Friday, Jul. 28, 1961

Banning the Traffic

Is there a more permanent solution to Manhattan's traffic nightmare? When Mayor Robert Wagner banned nonessential traffic during last winter's crippling blizzard, a euphoria unequaled since the day Prohibition ended took hold of the city. People puffed happily up and down Broadway, jaywalked in Times Square, reveled in the unaccustomed silence.

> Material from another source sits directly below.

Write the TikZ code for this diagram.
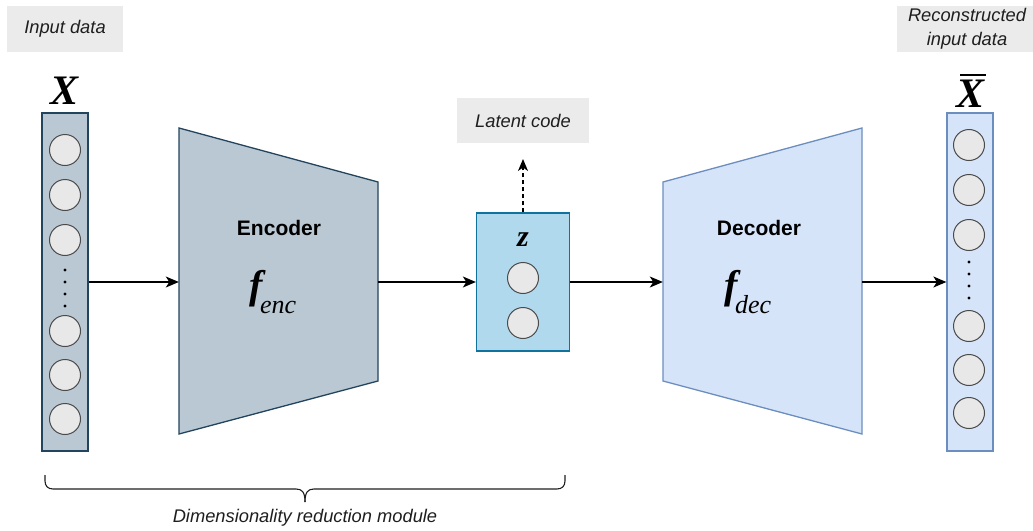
\documentclass[tikz,border=0pt]{standalone}
\usepackage{fontspec}
\setmainfont{Liberation Sans}
\newfontfamily\tnr{Liberation Serif}
\usetikzlibrary{arrows.meta}
\definecolor{encfill}{HTML}{BAC8D3}
\definecolor{encdraw}{HTML}{23445D}
\definecolor{decfill}{HTML}{D6E4FA}
\definecolor{decdraw}{HTML}{6C8EBF}
\definecolor{zfill}{HTML}{B1D9EE}
\definecolor{zdraw}{HTML}{10739E}
\definecolor{cfill}{HTML}{E8E8E8}
\definecolor{cdraw}{HTML}{4A4A4A}
\definecolor{lblfill}{HTML}{EBEBEB}
\definecolor{txt}{HTML}{1E1E1E}
\tikzset{
  lblbox/.style={fill=lblfill, inner sep=0pt, text=txt, font=\fontsize{18.3}{21}\selectfont\itshape, align=center},
  neuron/.style={circle, minimum size=31pt, inner sep=0pt, fill=cfill, draw=cdraw, line width=1pt},
  dotn/.style={circle, minimum size=3.2pt, inner sep=0pt, fill=black},
  flow/.style={line width=1.3pt, -{Stealth[length=13pt,width=11pt,inset=3.5pt]}},
  colbox/.style={rectangle, inner sep=0pt, line width=1.3pt},
  ghost/.style={rectangle, inner sep=0pt},
  bigvar/.style={inner sep=0pt, font=\tnr\fontsize{42}{42}\selectfont\bfseries\itshape},
  blockname/.style={inner sep=0pt, font=\fontsize{21}{24}\selectfont\bfseries},
}
\newcommand{\fsub}[1]{{\tnr\fontsize{40}{40}\selectfont\bfseries\itshape f}\kern-3pt\raisebox{-15pt}{\tnr\fontsize{26}{26}\selectfont\itshape #1}}
\begin{document}
\begin{tikzpicture}[x=1pt,y=-1pt]
\useasboundingbox (0,0) rectangle (1033,530);
% label boxes
\node[lblbox, minimum width=116pt, minimum height=46pt] (inlbl) at (65,29) {Input data};
\node[lblbox, minimum width=132pt, minimum height=45pt] (latlbl) at (523,120.5) {Latent code};
\node[lblbox, minimum width=140pt, minimum height=46pt, font=\fontsize{18.3}{24}\selectfont\itshape] (outlbl) at (967,29) {Reconstructed\\input data};
% left column
\node[colbox, fill=encfill, draw=encdraw, minimum width=46pt, minimum height=338pt] (xcol) at (65,282) {};
\node[bigvar] (xlab) at (65,91) {X};
\foreach \i/\y in {1/150,2/195,3/240,4/331,5/375,6/419}
  \node[neuron] (xn\i) at (65,\y) {};
\foreach \i/\y in {1/270,2/282,3/294,4/306}
  \node[dotn] (xd\i) at (65,\y) {};
% encoder trapezoid
\fill[encfill, draw=encdraw, line width=1.3pt] (179,128) -- (378,182) -- (378,381) -- (179,434) -- cycle;
\node[ghost, minimum width=199pt, minimum height=306pt] (enc) at (278.5,281) {};
\node[blockname] (enctxt) at (279,228) {Encoder};
\node[inner sep=0pt] (fenc) at (273,292) {\fsub{enc}};
% z box
\node[colbox, fill=zfill, draw=zdraw, minimum width=93pt, minimum height=138pt] (zbox) at (523,282) {};
\node[inner sep=0pt, font=\tnr\fontsize{30}{30}\selectfont\bfseries\itshape] (zlab) at (523,240) {z};
\node[neuron] (zn1) at (523,278) {};
\node[neuron] (zn2) at (523,323) {};
% decoder trapezoid
\fill[decfill, draw=decdraw, line width=1.3pt] (663,182) -- (862,128) -- (862,434) -- (663,381) -- cycle;
\node[ghost, minimum width=199pt, minimum height=306pt] (dec) at (762.5,281) {};
\node[blockname] (dectxt) at (759,228) {Decoder};
\node[inner sep=0pt] (fdec) at (748,292) {\fsub{dec}};
% right column
\node[colbox, fill=decfill, draw=decdraw, minimum width=46pt, minimum height=338pt] (ycol) at (970,282) {};
\node[bigvar] (ylab) at (970,91) {\makebox[0pt][l]{\hspace{4pt}\raisebox{32pt}{\rule{26pt}{1.8pt}}}X};
\foreach \i/\y in {1/145,2/190,3/235,4/326,5/370,6/413}
  \node[neuron] (yn\i) at (969,\y) {};
\foreach \i/\y in {1/262,2/274,3/286,4/298}
  \node[dotn] (yd\i) at (969,\y) {};
% connectors
\draw[flow] (xcol.east |- 0,282) -- (enc.west |- 0,282);
\draw[flow] (enc.east |- 0,282) -- (zbox.west |- 0,282);
\draw[flow] (zbox.east |- 0,282) -- (dec.west |- 0,282);
\draw[flow] (dec.east |- 0,282) -- (ycol.west |- 0,282);
\coordinate (lattip) at (523,159);
\draw[line width=1.3pt, dashed, dash pattern=on 4pt off 3pt, -{Stealth[length=12pt,width=10pt,inset=3.5pt]}] (zbox.north) -- (lattip);
% brace
\coordinate (bl) at (45,475);
\coordinate (br) at (565,475);
\coordinate (btip) at (305,502);
\draw[line width=1.1pt, color=txt] (bl) -- (45,481) .. controls (45,486) and (48,489) .. (53,489) -- (296,489) .. controls (302,489) and (305,492) .. (btip);
\draw[line width=1.1pt, color=txt] (br) -- (565,481) .. controls (565,486) and (562,489) .. (557,489) -- (314,489) .. controls (308,489) and (305,492) .. (btip);
\node[inner sep=0pt, text=txt, font=\fontsize{18.3}{21}\selectfont\itshape] (bracelbl) at (305,518) {Dimensionality reduction module};
\end{tikzpicture}
\end{document}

Writing in the quarterly Dissent, Author-Sociologist Paul Goodman and his brother. Architect Percival Goodman, propose that the euphoria be made permanent: ban all cars from the island except buses, small taxis, vehicles for essential services, and light trucking. The city could close off alternate north-south avenues and nearly four out of five east-west crosstown streets in many areas. The island's gridiron, thus rearranged, could lead to an assortment of enclosed neighborhood "superblocks" of six to nine acres, with shopping centers, play and recreation areas, swimming pools and "non-nuisance" factories. (In the financial district and the main downtown shopping and business areas from 23rd to 59th Streets, the present street pattern and somewhat restricted traffic would be maintained.)

Instead of wasting valuable land for parking lots, the Goodmans would route nonessential traffic to multipurpose piers, which would be built on the island perimeter, where buses and taxis would ply. Drivers aiming to get off the island would presumably use elevated expressways. Manhattan, say the Goodmans, "can easily be a place as leisurely as Venice."